Decoding Barometers: The Importance of Understanding Pressure Changes


If you just look at a barometer once, it’s pretty much as satirist Ambrose Bierce described. The needle on the front of that old school brass barometer points to “Fair,” and when you look outside, sure enough, it’s not a bad day. When it says “Rain,” often enough, it’s raining or about to.

That doesn’t sound very useful. And the truth is, it isn’t helpful to just look at one reading. What makes barometers useful as a forecasting device is the trend in the readings. Are they going up or down over time, and how quickly? And to know that, you need to pay a little more attention to what they’re doing.
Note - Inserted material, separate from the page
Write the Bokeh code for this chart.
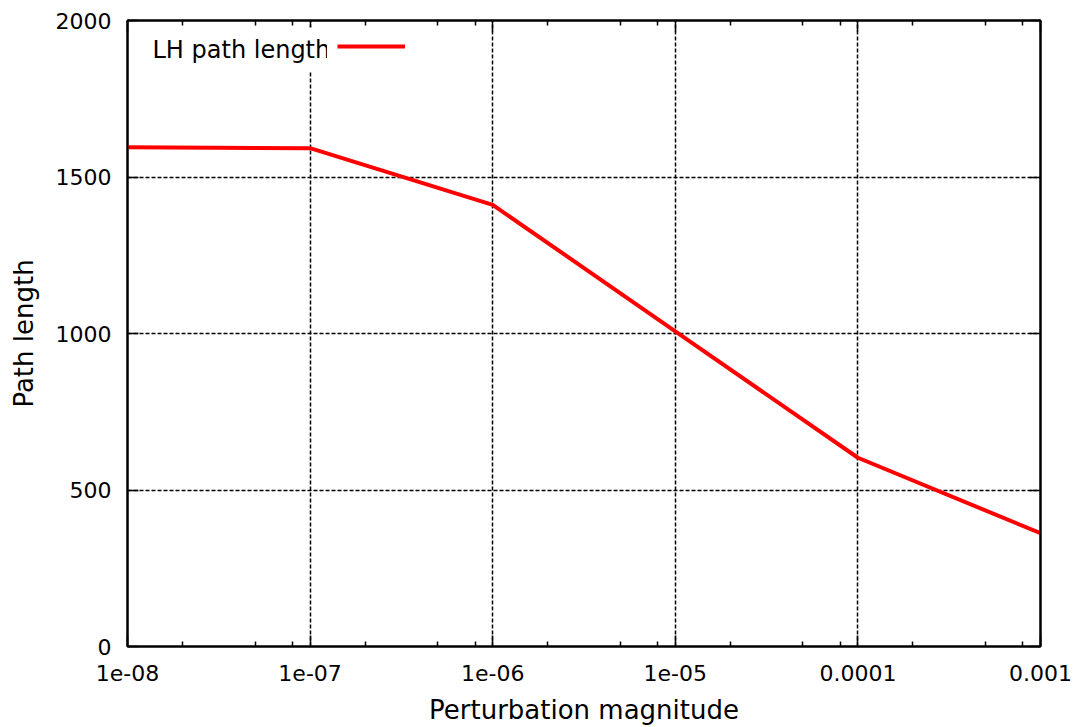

And you need to know why the readings are changing and what that portends.

Welcome to Weather 101. Over the next few months we’re going to tackle some weather fundamentals to help boaters get a more solid understanding of marine weather, and how to look at a bewildering array of data to determine if you want to go out in your boat, and what to expect when you’re there.

What is a barometer?

A barometer measures atmospheric pressure. It’s a measurement of the weight of the atmosphere directly over where the barometer is sitting.

The earth’s atmosphere is about 60 miles thick around the surface of the planet. It’s a thin layer relative to the size of the planet, but air has weight and square inch of the surface has pressure from that invisible column of air over it. And that is atmospheric pressure.

But atmospheric pressure isn’t uniform. The earth isn’t completely flat, for starters. If you’re on the top of a one-mile tall summit, you have one mile less atmosphere over your head, and a barometer will show a slightly lower reading as you climb.